Im Verlaufe von drei Tagen verwandelte sich eines der Handelszentren der bulgarischen Hauptstadt Sofia in ein Paradies einer der ältesten Handarbeiten der Menschheit – das Stricken. Das Festival „Bunt Gestricktes“ stellte den Sofiotern und Gästen der Stadt etliche Meister der Strickkunst und natürlich einige ihrer Glanzleistungen vor. Die Besucher hatten die Gelegenheit, etwas zu erwerben, aber auch etwas selbst zu stricken. Der Erlös der auf dem Festival verkauften Erzeugnisse wird obdachlosen Menschen in Bulgarien zugutekommen.
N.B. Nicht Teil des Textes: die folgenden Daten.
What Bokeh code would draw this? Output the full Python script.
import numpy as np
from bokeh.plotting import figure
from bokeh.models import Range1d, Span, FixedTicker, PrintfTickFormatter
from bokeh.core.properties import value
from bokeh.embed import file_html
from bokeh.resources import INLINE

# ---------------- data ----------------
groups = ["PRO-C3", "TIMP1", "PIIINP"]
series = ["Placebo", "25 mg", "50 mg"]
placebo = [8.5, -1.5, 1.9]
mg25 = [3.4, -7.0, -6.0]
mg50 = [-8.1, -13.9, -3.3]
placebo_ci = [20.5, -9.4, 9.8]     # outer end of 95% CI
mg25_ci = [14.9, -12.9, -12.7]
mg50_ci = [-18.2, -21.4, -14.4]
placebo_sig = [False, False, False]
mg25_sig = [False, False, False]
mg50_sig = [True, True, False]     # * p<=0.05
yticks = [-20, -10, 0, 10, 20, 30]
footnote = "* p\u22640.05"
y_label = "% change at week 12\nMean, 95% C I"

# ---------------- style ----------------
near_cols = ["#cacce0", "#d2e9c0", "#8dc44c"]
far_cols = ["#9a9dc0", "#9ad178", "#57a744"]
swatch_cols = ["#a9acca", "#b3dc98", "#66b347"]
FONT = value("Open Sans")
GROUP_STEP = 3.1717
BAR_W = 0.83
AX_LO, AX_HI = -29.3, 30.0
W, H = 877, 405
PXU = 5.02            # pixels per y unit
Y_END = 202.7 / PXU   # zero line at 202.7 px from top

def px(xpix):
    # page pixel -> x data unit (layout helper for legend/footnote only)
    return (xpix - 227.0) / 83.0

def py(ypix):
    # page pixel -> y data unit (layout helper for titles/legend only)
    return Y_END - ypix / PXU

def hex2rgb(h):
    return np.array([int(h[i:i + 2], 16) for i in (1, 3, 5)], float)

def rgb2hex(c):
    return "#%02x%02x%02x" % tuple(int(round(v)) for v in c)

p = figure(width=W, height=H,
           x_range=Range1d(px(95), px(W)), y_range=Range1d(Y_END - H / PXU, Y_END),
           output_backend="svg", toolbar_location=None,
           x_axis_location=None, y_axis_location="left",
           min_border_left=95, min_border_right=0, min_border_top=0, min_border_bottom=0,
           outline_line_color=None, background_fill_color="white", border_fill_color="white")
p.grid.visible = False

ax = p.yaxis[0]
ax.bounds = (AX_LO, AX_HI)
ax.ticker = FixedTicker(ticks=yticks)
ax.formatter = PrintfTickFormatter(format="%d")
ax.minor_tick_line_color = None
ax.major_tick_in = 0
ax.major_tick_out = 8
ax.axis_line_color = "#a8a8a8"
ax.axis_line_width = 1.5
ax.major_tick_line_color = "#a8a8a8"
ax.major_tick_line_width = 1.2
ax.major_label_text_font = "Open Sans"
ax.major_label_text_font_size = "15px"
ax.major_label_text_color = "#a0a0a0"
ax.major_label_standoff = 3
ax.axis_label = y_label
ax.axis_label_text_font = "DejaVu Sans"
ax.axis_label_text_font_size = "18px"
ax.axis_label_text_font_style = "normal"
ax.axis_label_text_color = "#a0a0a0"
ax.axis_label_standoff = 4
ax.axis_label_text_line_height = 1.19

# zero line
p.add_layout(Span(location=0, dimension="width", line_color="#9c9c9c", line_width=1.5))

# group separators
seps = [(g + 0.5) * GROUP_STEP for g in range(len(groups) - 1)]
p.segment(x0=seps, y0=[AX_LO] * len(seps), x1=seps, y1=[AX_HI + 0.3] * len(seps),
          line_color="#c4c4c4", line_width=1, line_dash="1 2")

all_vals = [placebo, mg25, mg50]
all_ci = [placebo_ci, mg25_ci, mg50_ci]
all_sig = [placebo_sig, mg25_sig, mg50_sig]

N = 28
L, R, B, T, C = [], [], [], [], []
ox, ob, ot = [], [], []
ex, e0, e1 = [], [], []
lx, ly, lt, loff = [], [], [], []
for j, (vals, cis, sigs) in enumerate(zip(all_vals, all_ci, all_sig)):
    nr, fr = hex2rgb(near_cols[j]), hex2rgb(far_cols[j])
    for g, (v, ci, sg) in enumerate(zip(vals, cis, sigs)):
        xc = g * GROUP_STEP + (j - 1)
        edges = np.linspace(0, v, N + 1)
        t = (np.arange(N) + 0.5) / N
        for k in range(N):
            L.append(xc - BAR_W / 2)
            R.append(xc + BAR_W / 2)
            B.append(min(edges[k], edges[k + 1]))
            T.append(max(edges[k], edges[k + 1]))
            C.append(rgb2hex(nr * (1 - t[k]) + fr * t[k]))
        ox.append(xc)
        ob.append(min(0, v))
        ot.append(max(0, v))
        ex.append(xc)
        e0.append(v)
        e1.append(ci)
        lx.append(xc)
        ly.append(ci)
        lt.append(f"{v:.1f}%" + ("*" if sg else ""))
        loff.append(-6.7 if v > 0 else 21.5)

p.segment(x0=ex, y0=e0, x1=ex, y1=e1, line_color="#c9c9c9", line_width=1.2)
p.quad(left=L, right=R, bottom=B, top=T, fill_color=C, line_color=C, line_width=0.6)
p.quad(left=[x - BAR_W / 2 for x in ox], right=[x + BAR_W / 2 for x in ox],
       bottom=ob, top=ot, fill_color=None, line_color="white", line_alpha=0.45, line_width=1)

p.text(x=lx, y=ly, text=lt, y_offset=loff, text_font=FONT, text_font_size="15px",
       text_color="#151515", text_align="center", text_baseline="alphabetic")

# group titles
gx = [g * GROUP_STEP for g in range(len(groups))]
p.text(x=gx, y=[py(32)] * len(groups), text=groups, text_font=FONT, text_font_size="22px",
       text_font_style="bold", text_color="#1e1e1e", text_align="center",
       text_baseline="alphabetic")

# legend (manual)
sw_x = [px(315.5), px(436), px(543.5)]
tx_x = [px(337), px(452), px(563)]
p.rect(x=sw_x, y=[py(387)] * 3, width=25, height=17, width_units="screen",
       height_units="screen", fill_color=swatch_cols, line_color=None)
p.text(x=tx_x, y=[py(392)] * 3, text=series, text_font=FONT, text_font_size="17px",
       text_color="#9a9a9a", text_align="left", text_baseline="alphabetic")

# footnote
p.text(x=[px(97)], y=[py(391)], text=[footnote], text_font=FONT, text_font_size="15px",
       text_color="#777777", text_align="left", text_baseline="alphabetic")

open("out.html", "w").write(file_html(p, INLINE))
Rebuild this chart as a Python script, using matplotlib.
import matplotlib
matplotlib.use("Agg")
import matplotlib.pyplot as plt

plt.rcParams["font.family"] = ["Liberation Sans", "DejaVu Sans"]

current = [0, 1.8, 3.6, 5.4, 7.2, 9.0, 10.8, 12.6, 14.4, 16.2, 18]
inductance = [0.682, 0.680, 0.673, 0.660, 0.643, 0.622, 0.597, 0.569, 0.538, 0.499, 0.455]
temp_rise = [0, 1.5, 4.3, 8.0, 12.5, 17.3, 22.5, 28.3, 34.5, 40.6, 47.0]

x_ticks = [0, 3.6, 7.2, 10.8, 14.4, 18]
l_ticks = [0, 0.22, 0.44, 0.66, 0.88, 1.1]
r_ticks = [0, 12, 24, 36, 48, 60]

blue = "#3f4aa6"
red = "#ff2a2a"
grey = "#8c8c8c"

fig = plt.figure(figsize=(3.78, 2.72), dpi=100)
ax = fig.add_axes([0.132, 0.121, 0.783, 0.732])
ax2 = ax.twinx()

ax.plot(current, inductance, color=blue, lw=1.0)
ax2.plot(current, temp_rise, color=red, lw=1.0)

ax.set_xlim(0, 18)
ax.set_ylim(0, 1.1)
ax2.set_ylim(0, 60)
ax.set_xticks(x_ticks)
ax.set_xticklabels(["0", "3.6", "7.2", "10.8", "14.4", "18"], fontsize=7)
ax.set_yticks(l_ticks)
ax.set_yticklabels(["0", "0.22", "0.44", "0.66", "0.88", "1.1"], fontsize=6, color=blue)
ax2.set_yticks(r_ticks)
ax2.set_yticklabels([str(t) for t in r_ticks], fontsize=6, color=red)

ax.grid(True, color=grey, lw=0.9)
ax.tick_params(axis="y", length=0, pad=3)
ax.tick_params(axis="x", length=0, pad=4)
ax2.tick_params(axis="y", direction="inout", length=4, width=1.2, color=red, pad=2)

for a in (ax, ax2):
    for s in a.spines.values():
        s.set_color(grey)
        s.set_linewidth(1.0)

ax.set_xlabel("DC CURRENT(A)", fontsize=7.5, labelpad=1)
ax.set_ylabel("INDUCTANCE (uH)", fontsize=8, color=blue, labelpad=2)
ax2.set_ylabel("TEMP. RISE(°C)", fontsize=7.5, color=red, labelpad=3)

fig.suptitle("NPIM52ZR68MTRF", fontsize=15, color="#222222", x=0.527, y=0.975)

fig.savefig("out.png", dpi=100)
Organisator des Ereignisses war die Stiftung „Ima Natschin“ (zu Deutsche: „Es gibt einen Weg“), die seit 2012 die Initiative „Wärme stricken“ durchführt. Sie ist auf die Unterstützung von Obdachlosen ausgerichtet und erfreut sich eines regen Zuspruchs.
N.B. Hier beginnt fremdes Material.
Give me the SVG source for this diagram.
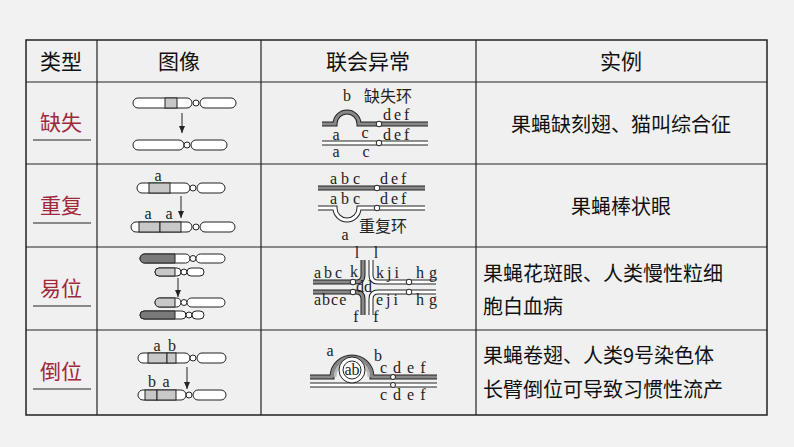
<svg xmlns="http://www.w3.org/2000/svg" width="794" height="447" viewBox="0 0 794 447">
<style>
.h{font-family:"Noto Sans CJK SC","Noto Sans",sans-serif;font-size:21px;fill:#111;text-anchor:middle}
.t{font-family:"Noto Sans CJK SC",sans-serif;font-size:20px;fill:#111}
.r{font-family:"Noto Sans CJK SC",sans-serif;font-size:21px;fill:#a0283c;text-anchor:middle}
.s{font-family:"Liberation Serif","Noto Sans CJK SC",serif;font-size:16px;fill:#222}
.k{font-family:"Noto Sans CJK SC",sans-serif;font-size:16px;fill:#222}
.c{fill:#fff;stroke:#222;stroke-width:1}
.g{fill:#c8c8c8;stroke:#222;stroke-width:1}
.dk{fill:#7a7a7a;stroke:#222;stroke-width:1}
.ln{stroke:#222;stroke-width:1}
.th{fill:none;stroke:#222;stroke-width:5}
.thi{fill:none;stroke:#888;stroke-width:3}
.db{fill:none;stroke:#222;stroke-width:5}
.dbi{fill:none;stroke:#fff;stroke-width:3}
.o{fill:#fff;stroke:#222;stroke-width:1}
</style>
<defs><marker id="ar" markerWidth="8" markerHeight="8" refX="7" refY="4" orient="auto" markerUnits="userSpaceOnUse"><path d="M0,1 L7,4 L0,7 Z" fill="#222"/></marker></defs>
<rect width="794" height="447" fill="#f2f2f2"/>
<g id="table">
<rect x="26" y="40" width="741" height="375" fill="#f0f0f0" stroke="#222" stroke-width="1.5"/>
<g stroke="#222" stroke-width="1.2">
<line x1="97" y1="40" x2="97" y2="415"/><line x1="261" y1="40" x2="261" y2="415"/><line x1="476" y1="40" x2="476" y2="415"/>
<line x1="26" y1="82" x2="767" y2="82"/><line x1="26" y1="164" x2="767" y2="164"/><line x1="26" y1="247" x2="767" y2="247"/><line x1="26" y1="330" x2="767" y2="330"/>
</g>
<text class="h" x="61" y="69">类型</text><text class="h" x="179" y="69">图像</text><text class="h" x="368" y="69">联会异常</text><text class="h" x="621" y="69">实例</text>
<text class="r" x="61" y="130">缺失</text><line x1="33" y1="140" x2="91" y2="140" stroke="#222"/>
<text class="r" x="61" y="213">重复</text><line x1="33" y1="223" x2="91" y2="223" stroke="#222"/>
<text class="r" x="61" y="296">易位</text><line x1="33" y1="306" x2="91" y2="306" stroke="#222"/>
<text class="r" x="61" y="379">倒位</text><line x1="33" y1="389" x2="91" y2="389" stroke="#222"/>
<text class="t" x="621" y="132" text-anchor="middle">果蝇缺刻翅、猫叫综合征</text>
<text class="t" x="621" y="214" text-anchor="middle">果蝇棒状眼</text>
<text class="t" x="483" y="281">果蝇花斑眼、人类慢性粒细</text><text class="t" x="483" y="314">胞白血病</text>
<text class="t" x="483" y="363">果蝇卷翅、人类9号染色体</text><text class="t" x="483" y="397">长臂倒位可导致习惯性流产</text>
</g>
<g id="img1">
<rect class="c" x="133" y="98" width="59" height="10" rx="5"/><rect class="g" x="165" y="98" width="12" height="10"/>
<circle class="o" cx="196" cy="103" r="3"/><rect class="c" x="200" y="98" width="36" height="10" rx="5"/>
<rect class="c" x="133" y="140" width="51" height="10" rx="5"/><circle class="o" cx="187" cy="145" r="3"/><rect class="c" x="191" y="140" width="36" height="10" rx="5"/>
</g>
<g id="img2">
<text class="s" x="158" y="181" text-anchor="middle">a</text>
<rect class="c" x="137" y="183" width="53" height="10" rx="5"/><rect class="g" x="149" y="183" width="21" height="10"/>
<circle class="o" cx="193" cy="188" r="3"/><rect class="c" x="197" y="183" width="28" height="10" rx="5"/>
<text class="s" x="148" y="219" text-anchor="middle">a</text><text class="s" x="169" y="219" text-anchor="middle">a</text>
<rect class="c" x="131" y="222" width="61" height="10" rx="5"/><rect class="g" x="139" y="222" width="21" height="10"/><rect class="g" x="160" y="222" width="21" height="10"/>
<circle class="o" cx="196" cy="227" r="3"/><rect class="c" x="200" y="222" width="35" height="10" rx="5"/>
</g>
<g id="img3">
<rect class="c" x="140" y="254" width="50" height="9" rx="4.5"/><path class="dk" d="M144.5,254 H175 V263 H144.5 A4.5,4.5 0 0 1 144.5,254Z"/>
<circle class="o" cx="193" cy="258.5" r="3"/><rect class="c" x="196" y="254" width="29" height="9" rx="4.5"/>
<rect class="c" x="155" y="268" width="26" height="8" rx="4"/><path class="g" d="M159,268 H175 V276 H159 A4,4 0 0 1 159,268Z"/>
<circle class="o" cx="184" cy="272" r="3"/><rect class="c" x="187" y="268" width="17" height="8" rx="4"/>
<rect class="c" x="155" y="298" width="26" height="9" rx="4.5"/><path class="g" d="M159.5,298 H175 V307 H159.5 A4.5,4.5 0 0 1 159.5,298Z"/>
<circle class="o" cx="184" cy="302.5" r="3"/><rect class="c" x="187" y="298" width="38" height="9" rx="4.5"/>
<rect class="c" x="140" y="311" width="46" height="8" rx="4"/><path class="dk" d="M144,311 H175 V319 H144 A4,4 0 0 1 144,311Z"/>
<circle class="o" cx="189" cy="315" r="3"/><rect class="c" x="192" y="311" width="12" height="8" rx="4"/>
</g>
<g id="img4">
<text class="s" x="157" y="351" text-anchor="middle">a</text><text class="s" x="172" y="351" text-anchor="middle">b</text>
<rect class="c" x="138" y="353" width="52" height="10" rx="5"/><rect class="g" x="148" y="353" width="19" height="10"/><rect class="g" x="167" y="353" width="9" height="10"/>
<circle class="o" cx="193" cy="358" r="3"/><rect class="c" x="197" y="353" width="29" height="10" rx="5"/>
<text class="s" x="152" y="387" text-anchor="middle">b</text><text class="s" x="166" y="387" text-anchor="middle">a</text>
<rect class="c" x="138" y="390" width="48" height="10" rx="5"/><rect class="g" x="145" y="390" width="12" height="10"/><rect class="g" x="157" y="390" width="19" height="10"/>
<circle class="o" cx="189" cy="395" r="3"/><rect class="c" x="193" y="390" width="33" height="10" rx="5"/>
</g>
<g id="pair1">
<path class="th" d="M322,124 H335 A12,12 0 0 1 359,124 H428"/><path class="thi" d="M322,124 H335 A12,12 0 0 1 359,124 H428"/>
<circle class="o" cx="379" cy="124" r="2.8"/>
<path class="db" d="M322,143 H428"/><path class="dbi" d="M322,143 H428"/><circle class="o" cx="379" cy="143" r="2.8"/>
<text class="s" x="347" y="101" text-anchor="middle">b</text>
<text class="k" x="364" y="102">缺失环</text>
<text class="s" x="383" y="120" letter-spacing="3">def</text>
<text class="s" x="336" y="140" text-anchor="middle">a</text><text class="s" x="365" y="138" text-anchor="middle">c</text><text class="s" x="383" y="140" letter-spacing="3">def</text>
<text class="s" x="336" y="157" text-anchor="middle">a</text><text class="s" x="366" y="157" text-anchor="middle">c</text>
</g>
<g id="pair2">
<path class="th" d="M318,188 H425"/><path class="thi" d="M318,188 H425"/><circle class="o" cx="377" cy="188" r="2.8"/>
<path class="db" d="M318,208 H335 A12,12 0 0 0 359,208 H425"/><path class="dbi" d="M318,208 H335 A12,12 0 0 0 359,208 H425"/><circle class="o" cx="377" cy="208" r="2.8"/>
<text class="s" x="330" y="184" letter-spacing="4">abc</text><text class="s" x="380" y="184" letter-spacing="3">def</text>
<text class="s" x="330" y="204" letter-spacing="4">abc</text><text class="s" x="380" y="204" letter-spacing="3">def</text>
<text class="k" x="359" y="232">重复环</text>
<text class="s" x="345" y="240" text-anchor="middle">a</text>
</g>
<g id="pair3">
<path class="th" d="M313,282 H356 Q363,282 363,275 V260"/><path class="thi" d="M313,282 H356 Q363,282 363,275 V260"/>
<path class="db" d="M313,292 H356 Q363,292 363,299 V315"/><path class="thi" d="M313,292 H356 Q363,292 363,299 V315"/>
<path class="db" d="M436,282 H378 Q371,282 371,275 V260"/><path class="dbi" d="M436,282 H378 Q371,282 371,275 V260"/>
<path class="db" d="M436,292 H378 Q371,292 371,299 V315"/><path class="dbi" d="M436,292 H378 Q371,292 371,299 V315"/>
<circle class="o" cx="353" cy="282" r="2.8"/><circle class="o" cx="409" cy="282" r="2.8"/><circle class="o" cx="353" cy="292" r="2.8"/><circle class="o" cx="409" cy="292" r="2.8"/>
<text class="s" x="357" y="258" text-anchor="middle">l</text><text class="s" x="376" y="258" text-anchor="middle">l</text>
<text class="s" x="314" y="278" letter-spacing="3">abc</text><text class="s" x="354" y="277" text-anchor="middle">k</text>
<text class="s" x="376" y="278" letter-spacing="3">kji</text><text class="s" x="416" y="278" letter-spacing="5">hg</text>
<text class="s" x="364" y="292" text-anchor="middle">dd</text>
<text class="s" x="314" y="305" letter-spacing="1">abce</text><text class="s" x="376" y="305" letter-spacing="3">eji</text><text class="s" x="416" y="305" letter-spacing="5">hg</text>
<text class="s" x="356" y="322" text-anchor="middle">f</text><text class="s" x="376" y="322" text-anchor="middle">f</text>
</g>
<g id="pair4">
<path class="th" d="M310,377 H332 A20,20 0 0 1 372,377 H437"/><path class="thi" d="M310,377 H332 A20,20 0 0 1 372,377 H437"/>
<path d="M335,377 A17,17 0 0 1 369,377" fill="none" stroke="#bbb" stroke-width="3"/>
<path class="db" d="M310,385 H437"/><path class="dbi" d="M310,385 H437"/>
<circle cx="352" cy="370" r="13" fill="#fff" stroke="#222"/><circle cx="352" cy="370" r="9" fill="#fff" stroke="#222"/>
<text class="s" x="352" y="375" text-anchor="middle">ab</text>
<circle class="o" cx="393" cy="377" r="2.5"/><circle class="o" cx="393" cy="385" r="2.5"/>
<text class="s" x="330" y="356" text-anchor="middle">a</text><text class="s" x="378" y="361" text-anchor="middle">b</text>
<text class="s" x="380" y="373" letter-spacing="6">cdef</text><text class="s" x="380" y="400" letter-spacing="6">cdef</text>
</g>
<g id="connectors">
<line class="ln" x1="182" y1="113" x2="182" y2="133" marker-end="url(#ar)"/>
<line class="ln" x1="181" y1="196" x2="181" y2="218" marker-end="url(#ar)"/>
<line class="ln" x1="178" y1="278" x2="178" y2="297" marker-end="url(#ar)"/>
<line class="ln" x1="187" y1="367" x2="187" y2="389" marker-end="url(#ar)"/>
</g>
</svg>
Mehr über die Kampagne erfuhren wir von der Geschäftsführerin der Stiftung Biljana Wutowa:
„In den vergangenen 5 Jahren haben wir nahezu 7.000 Menschen erreicht. Wir haben an sie persönlich handgestrickte Mützen, Schals und Handschuhe verteilt. Die Obdachlosen sind eine Menschengruppe, die abseits der Gesellschaft steht. Mit unserer Initiative tragen wir dazu bei, den Problemen dieser hilfsbedürftigen Menschen Gehör zu verschaffen. In den letzten Ausgaben von „Wärme stricken“ haben wir nicht nur diese Menschen erreicht, sondern auch bettlägerige Kranke und Kinder sozialschwacher Familien, so dass sich unsere Initiative zunehmend mehr ausweitet. Nach drei Ausgaben von „Wärme stricken“ haben wir dann eine Stiftung gegründet, die uns hilft, ernstere Aufgaben in Angriff zu nehmen, die wir bereits anvisieren. Nicht an letzter Stelle popularisieren wir das Stricken als traditionelle bulgarische Handarbeit und sind davon überzeugt, dass viele junge Menschen den Weg zu dieser traditionellen Beschäftigung zurück finden werden.“
Die genaue Zahl der Obdachlosen in Bulgarien ist nicht bekannt. Man darf ihren Problemen nicht gleichgültig gegenüberstehen. Sie leben unter uns und ihr Schicksal kann jeden von uns ereilen. Es gibt verschiedene Gründe, auf der Straße zu landen – Finanzpleite, Familien- oder psychische Probleme. Selbst wenn wir nicht in der Lage sind, ihnen ein Dach über den Kopf zu sichern, können wir ihnen bereits ein wenig helfen, wenn wir sie anhören, ihnen Ratschläge geben und sie an Fachleute weitervermitteln.
Zurück zum Festival. Einer der Stände war voller bunter Puppen, alle selbstgemacht, versteht sich. Den Kindern von heute sind die Spielzeuge aus Großmutters Zeiten unbekannt. Jede der Puppen ist ein Unikat und angefertigt wurden sie von verschiedenen Frauen aus dem ganzen Land. Neben den traditionellen Hasen, Hunden und Schneemännern sind auch moderne Zeichentrickfilmhelden zu sehen. Es sind „Spielzeuge mit Mission“. Worin sie besteht, erfuhren wir von Magdalena Delewa, Rentnerin aus Plowdiw:
„Wir haben uns vereint und uns hinter alle bulgarischen Kinder gestellt, die einer medizinischen Behandlung im Ausland bedürfen. Es sind Kinder mit schweren Diagnosen, wie Dystrophie und Gehirnlähmung. Seit drei Jahren beteiligen wir uns an solchen Kampagnen und sind glücklich, wenn wir sehen, dass ein Kind wieder gesund nach Hause zurückkehrt.“
Hinter jeder Diagnose steht das Schicksal einer ganzen Familie. Es geschieht jedoch allzu oft, dass die Eltern seitens des Fonds für Auslandsbehandlungen eine Absage für eine finanzielle Hilfe erhalten. Sie versuchen dann anderswo Hilfe zu erhalten. Das macht solche Wohltätigkeitsaktionen populärer. Das Lachen der Kinder und die Dankbarkeit in den Augen der Eltern motivieren zum Weitermachen. Es geht darum, mehr Herzen glücklich zu machen. Und gerade das hat sich das Festival „Bunt Gestricktes“ zur Aufgabe gemacht – es will die Besucher daran erinnern, dass in jedem ein Funke Barmherzigkeit glimmt und manchmal nur sehr wenig notwendig ist, um ein Menschenschicksal zu verändern.